Раздобыть продуктов нам удалось, на вокзале действительно были хлеб и сахар. На обратной дороге я обратил внимание на то, что на обочинах стоят какие-то сооружения, похожие на танки, сделанные из земли или навоза, а между дорогой и лесом располагаются сотни темных фанерных квадратов, напоминающих пушки.
Мы были уже почти на середине пути, когда в небе появились немецкие «юнкерсы», штук двадцать, и стали бомбить дорогу, по которой мы ехали. Бомбы падали совсем рядом. Я крикнул шоферу:
— Останавливай машину, давай спрячемся в канаву, ведь погибнем!

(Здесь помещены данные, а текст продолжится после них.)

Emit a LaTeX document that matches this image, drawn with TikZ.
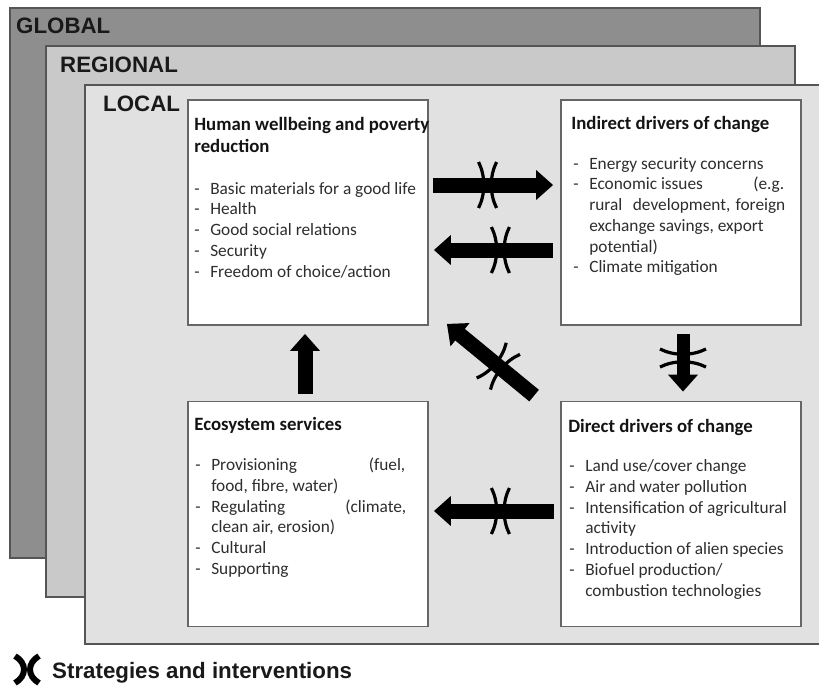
\documentclass[tikz,border=0pt]{standalone}
\usepackage{fontspec}
\setmainfont{Carlito}
\newfontfamily\labelfont{Liberation Sans}
\usetikzlibrary{arrows.meta,calc}
\definecolor{globalfill}{HTML}{8E8E8E}
\definecolor{regionalfill}{HTML}{C9C9C9}
\definecolor{localfill}{HTML}{E1E1E1}
\definecolor{edgegray}{HTML}{555555}
\definecolor{boxedge}{HTML}{666666}
\definecolor{bodytext}{HTML}{2E2E2E}
\newlength{\dashw}\setlength{\dashw}{16pt}
\newcommand{\itm}[1]{\makebox[\dashw][l]{-}#1}
\newcommand{\cnt}[1]{\hspace*{\dashw}#1}
\begin{document}
\begin{tikzpicture}[x=1pt,y=-1pt,
  layer/.style={draw=edgegray,line width=1.8pt},
  lvl/.style={font=\labelfont\bfseries\fontsize{22.3}{26}\selectfont,anchor=base west,inner sep=0pt,text=black!90},
  box/.style={draw=boxedge,line width=1.8pt,fill=white,minimum width=240pt,minimum height=225pt,inner sep=0pt},
  ttl/.style={font=\bfseries\fontsize{18.8}{22}\selectfont,align=left,anchor=north west,inner sep=0pt,text=black!92},
  lst/.style={font=\fontsize{17.3}{20.7}\selectfont,align=left,anchor=north west,inner sep=0pt,text=bodytext},
  blk/.style={line width=15pt,-{Triangle[length=17pt,width=29pt]}},
  xmk/.pic={
    \draw[line width=3.2pt] (-9,-23) .. controls (-2,-9) and (-2,9) .. (-9,23);
    \draw[line width=3.2pt] (9,-23) .. controls (2,-9) and (2,9) .. (9,23);
  }
]
\useasboundingbox (0,0) rectangle (819,689);
% scale layers
\filldraw[layer,fill=globalfill] (10,8) rectangle (760,558);
\filldraw[layer,fill=regionalfill] (46,46) rectangle (795,597);
\filldraw[layer,fill=localfill] (85,85) rectangle (840,644);
\node[lvl] (lglobal) at (16,33) {GLOBAL};
\node[lvl] (lregional) at (60,72) {REGIONAL};
\node[lvl] (llocal) at (103,111) {LOCAL};
% boxes
\node[box] (hw) at (308,212.5) {};
\node[box] (ind) at (681,212.5) {};
\node[box] (eco) at (308,514) {};
\node[box] (dd) at (681,514) {};
% texts
\node[ttl] (hwt) at ([shift={(7pt,-16pt)}]hw.north west) {\strut Human wellbeing and poverty\\reduction};
\node[lst] (hwl) at ([shift={(7pt,-80.5pt)}]hw.north west) {\strut\itm{Basic materials for a good life}\\
\itm{Health}\\
\itm{Good social relations}\\
\itm{Security}\\
\itm{Freedom of choice/action}};
\node[ttl] (indt) at ([shift={(11pt,-15pt)}]ind.north west) {\strut Indirect drivers of change};
\node[lst] (indl) at ([shift={(13pt,-55.5pt)}]ind.north west) {\strut\itm{Energy security concerns}\\
\itm{\makebox[195pt][l]{Economic issues\hfill(e.g.}}\\
\cnt{\makebox[196pt][l]{rural\hspace{0.6em plus 1fill}development,\hspace{0.3em plus 0.3fill}foreign}}\\
\cnt{exchange savings, export}\\
\cnt{potential)}\\
\itm{Climate mitigation}};
\node[ttl] (ecot) at ([shift={(7pt,-14pt)}]eco.north west) {\strut Ecosystem services};
\node[lst] (ecol) at ([shift={(8pt,-55.5pt)}]eco.north west) {\strut\itm{\makebox[194pt][s]{Provisioning (fuel,}}\\
\cnt{food, fibre, water)}\\
\itm{\makebox[195pt][s]{Regulating (climate,}}\\
\cnt{clean air, erosion)}\\
\itm{Cultural}\\
\itm{Supporting}};
\node[ttl] (ddt) at ([shift={(8pt,-16pt)}]dd.north west) {\strut Direct drivers of change};
\node[lst] (ddl) at ([shift={(9pt,-56.5pt)}]dd.north west) {\strut\itm{Land use/cover change}\\
\itm{Air and water pollution}\\
\itm{Intensification of agricultural}\\
\cnt{activity}\\
\itm{Introduction of alien species}\\
\itm{Biofuel production/}\\
\cnt{combustion technologies}};
% connectors
\coordinate (a1s) at ([yshift=27.5pt]hw.east);
\coordinate (a1e) at ([yshift=27.5pt]ind.west);
\coordinate (a2s) at ([yshift=-37.5pt]ind.west);
\coordinate (a2e) at ([yshift=-37.5pt]hw.east);
\coordinate (a3s) at ([xshift=-3pt]eco.north);
\coordinate (a3e) at ([xshift=-3pt]hw.south);
\coordinate (a4s) at ([xshift=2pt]ind.south);
\coordinate (a4e) at ([xshift=2pt]dd.north);
\coordinate (dgs) at ([shift={(-26pt,5pt)}]dd.north west);
\coordinate (dgt) at ([shift={(18pt,2pt)}]hw.south east);
\coordinate (a5s) at ([yshift=3pt]dd.west);
\coordinate (a5e) at ([yshift=3pt]eco.east);
\draw[blk,shorten <=4pt,shorten >=7pt] (a1s) -- (a1e);
\draw[blk,shorten <=7pt,shorten >=5pt] (a2s) -- (a2e);
\draw[blk,shorten <=7pt,shorten >=8pt] (a3s) -- (a3e);
\draw[blk,line width=13pt,shorten <=8pt,shorten >=9pt] (a4s) -- (a4e);
\draw[blk] (dgs) -- (dgt);
\draw[blk,shorten <=6pt,shorten >=5pt] (a5s) -- (a5e);
% strategy marks
\pic at ($(a1s)!0.447!(a1e)$) {xmk};
\pic at ($(a2e)!0.545!(a2s)$) {xmk};
\pic at ($(a5e)!0.545!(a5s)$) {xmk};
\pic[rotate=90] at ($(a4s)!0.43!(a4e)$) {xmk};
\pic[rotate=140] at ($(dgs)!0.41!(dgt)$) {xmk};
% legend
\draw[line width=6pt] (15,656) .. controls (27,663) and (27,676) .. (15,683);
\draw[line width=6pt] (39,656) .. controls (27,663) and (27,676) .. (39,683);
\node[lvl] (legend) at (52,678) {Strategies and interventions};
\end{tikzpicture}
\end{document}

А он вцепился двумя руками в руль и кричит:
— Двенадцать негритят пошли купаться в море, двенадцать негритят резвились на просторе. Один из них утоп…
Потом одиннадцать негритят резвились на просторе, потом их осталось пять. А мы все ехали и ехали, оглохнув от взрывов. И вдруг «юнкерсы» развернулись и ушли. Мы уцелели, только в мешках с сахаром и с хлебом застряло с десяток осколков.

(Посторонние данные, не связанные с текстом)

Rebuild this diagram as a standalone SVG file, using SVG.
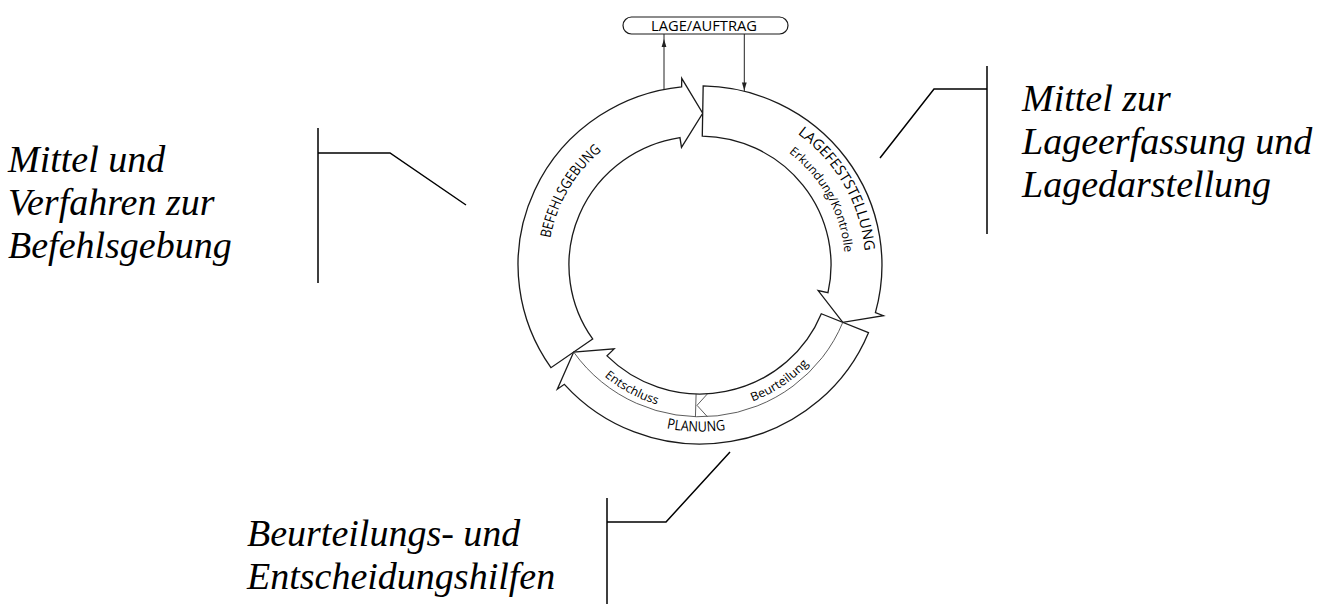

Из леса к нам подъехал мотоциклист:
— Поставьте машину, вас приказано доставить в лес.
Машину мы, конечно, не оставили (не дай Бог ее угонят с продуктами!), но к лесу подъехали. А там сотни танков стоят! Нас подвели к штабу. Из штаба вышел командир танковой бригады:
— Кто шофер?
— Я.
— Ты нам очень помог, парень! Видишь, какая получилась штука, немцы разбомбили навозные кучи и дорогу. Вы создали эффект движения, ребята. Я тебя награждаю за отвагу.
И прикрепил медаль к рубашке шофера. Меня тоже поздравили, хотя было ясно, что я не причастен к этому подвигу.
К себе мы вернулись с целой машиной продуктов. В первый раз за долгое время мы наелись почти досыта. Но ночью Багратуни поднял: мы находились между двумя мостами — автомобильным и железнодорожным, угроза десантов нарастала. Немцы уже сбросили десант под Ельней, буквально в 50 километрах от нас. Багратуни повел нас лесами к Вязьме. Мы несли с собой мешки с сахаром, битком набитые продуктами наволочки от подушек и сумки.